Les entreprises tunisiennes qui ne sont généralement pas familiarisés avec le
mécénat culturel sont tout juste en train de faire l’apprentissage du concept
«Entreprise citoyenne» même si nombre d’entre elles font parfois des actions
d’utilité publique sans les nommer ou les mettre dans le cadre du mécénat.
«Nos entreprises, comme vous le savez, sont trop sollicitées», a déclaré Ali
Slama, membre du bureau exécutif de l’UTICA lors d’une conférence de presse
tenue au siège du Patronat mercredi 27 octobre à l’occasion du 1er colloque
international sur le mécénat culturel et présidée par Rejeb Elloumi, président
de l’Association tunisienne Thourath et Jean Pierre Mangiapan, président de
l’Agence pour le Co-développement franco-tunisien (ACFT). «Nous sommes toutefois
confiants quand à leur prédisposition à adhérer au principe du mécénat culturel,
car nous estimons que c’est un devoir national que de le faire et nous
accomplirons les efforts nécessaires pour les convaincre», a-t-il ajouté.

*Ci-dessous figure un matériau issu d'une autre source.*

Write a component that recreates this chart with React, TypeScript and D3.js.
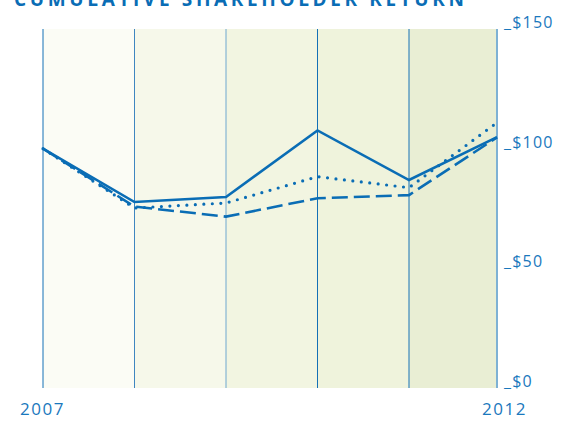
import React, { useEffect, useRef } from "react";
import * as d3 from "d3";

const years = [2007, 2008, 2009, 2010, 2011, 2012];
const solidSeries = [100, 77.7, 79.8, 107.6, 86.9, 104.8];
const dottedSeries = [100, 75.2, 77.3, 88.3, 83.7, 110.9];
const dashedSeries = [100, 75.8, 71.6, 79.3, 80.6, 104.7];
const yTicks = [0, 50, 100, 150];
const panelFills = ["#fbfcf5", "#f6f8ea", "#f2f5e1", "#eff3dc", "#e9eed4"];
const gridColors = ["#1470b6", "#3f86c0", "#6ea8d0", "#1470b6", "#1470b6", "#7eb1d4"];
const title = "CUMULATIVE SHAREHOLDER RETURN";

const BLUE = "#0a6db5";
const FONT = "'Open Sans', 'DejaVu Sans', sans-serif";

export default function App() {
  const svgRef = useRef<SVGSVGElement | null>(null);

  useEffect(() => {
    const svg = d3.select(svgRef.current);
    svg.selectAll("*").remove();

    const left = 43, right = 497, top = 29, bottom = 388;

    // last panel is a little narrower than the others
    const x = d3.scaleLinear()
      .domain([2007, 2011, 2012])
      .range([left, 409, right]);
    const y = d3.scaleLinear().domain([0, 150]).range([bottom, top]);

    // panels
    svg.append("g")
      .selectAll("rect")
      .data(years.slice(0, -1))
      .join("rect")
      .attr("x", (d) => x(d))
      .attr("y", top)
      .attr("width", (d, i) => x(years[i + 1]) - x(d))
      .attr("height", bottom - top)
      .attr("fill", (d, i) => panelFills[i]);

    // vertical grid lines
    svg.append("g")
      .selectAll("line")
      .data(years)
      .join("line")
      .attr("x1", (d) => x(d))
      .attr("x2", (d) => x(d))
      .attr("y1", top)
      .attr("y2", bottom)
      .attr("stroke", (d, i) => gridColors[i])
      .attr("stroke-width", (d, i) => (i === years.length - 1 ? 2 : 1));

    // title (cut off at the top, as in the source)
    svg.append("text")
      .attr("x", 14)
      .attr("y", 6)
      .attr("textLength", 450)
      .attr("lengthAdjust", "spacing")
      .attr("fill", BLUE)
      .style("font-family", FONT)
      .style("font-weight", 700)
      .style("font-size", "19px")
      .text(title);

    // y labels
    svg.append("g")
      .selectAll("text")
      .data(yTicks)
      .join("text")
      .attr("x", 504)
      .attr("y", (d) => y(d) - 1)
      .attr("fill", "#1a78bd")
      .style("font-family", FONT)
      .style("font-size", "16px")
      .style("letter-spacing", "1.2px")
      .text((d) => `_$${d}`);

    // x labels
    const xLabels = [years[0], years[years.length - 1]];
    svg.append("g")
      .selectAll("text")
      .data(xLabels)
      .join("text")
      .attr("x", (d, i) => (i === 0 ? x(d) - 23 : x(d) + 30))
      .attr("y", 415)
      .attr("text-anchor", (d, i) => (i === 0 ? "start" : "end"))
      .attr("fill", "#1a78bd")
      .style("font-family", FONT)
      .style("font-size", "17px")
      .style("letter-spacing", "1.5px")
      .text((d) => String(d));

    const line = d3.line<number>()
      .x((d, i) => x(years[i]))
      .y((d) => y(d));

    svg.append("path")
      .datum(dashedSeries)
      .attr("d", line)
      .attr("fill", "none")
      .attr("stroke", BLUE)
      .attr("stroke-width", 2.6)
      .attr("stroke-dasharray", "16 6");

    svg.append("path")
      .datum(dottedSeries)
      .attr("d", line)
      .attr("fill", "none")
      .attr("stroke", BLUE)
      .attr("stroke-width", 3.2)
      .attr("stroke-linecap", "round")
      .attr("stroke-dasharray", "0 8.5");

    svg.append("path")
      .datum(solidSeries)
      .attr("d", line)
      .attr("fill", "none")
      .attr("stroke", BLUE)
      .attr("stroke-width", 2.6);
  }, []);

  return (
    <svg
      ref={svgRef}
      width={566}
      height={421}
      style={{ position: "fixed", left: 0, top: 0, background: "#fff" }}
    />
  );
}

Les entreprises tunisiennes, comme celles d’ailleurs, sont tenues par des
stratégies de communication globale qui doivent comprendre la composante mécénat
culturel. Est-ce le cas pour la plupart d’entre elles ? Il faut reconnaître que
dans un pays comme le nôtre le tabou ne tombera pas de sitôt. Car à ce jour les
associations de protection de patrimoine financées par l’Etat s’apparentent plus
à des clubs privés et restent jalouses de leur «autonomie». Elles ne font donc
pas de grands efforts pour solliciter les entreprises ni pour communiquer
d’ailleurs comme s’il s’agissait d’affaires personnelles.
Rejeb Elloumi, président de Tourath compte bien changer les choses. «Je pense
que des actions pour protéger le patrimoine et restaurer les monuments nationaux
valent la peine d’être soutenues par l’Etat et les privés. Les clubs sportifs
bénéficient bien d’exemption d’impôts au niveau des dons, pourquoi pas le
mécénat culturel?».
Le patrimoine est source de richesses, de créativité et d’innovations pour les
entreprises, il peut les inspirer. Leur participation à sa sauvegarde est
également très bénéfique pour leur image. Ca leur permet d’accéder à des
catégories de publics qu’ils ne pouvaient pas atteindre et de redorer leur
blason. Elles peuvent avoir un retour sur investissement presque direct en
termes d’images puisqu’elles sont mieux perçues par le large public qui ne
voient plus en elles des «sangsues voulant seulement gagner de l’argent sur le
dos des pauvres gens» mais plutôt des entreprises citoyennes qui participent à
la préservation de l’héritage culturel national. En mettant leurs noms sur des
monuments restaurés ou en les associant à des œuvres artistiques, les
entreprises gagnent à tous les coups, en image, en légitimité et en notoriété.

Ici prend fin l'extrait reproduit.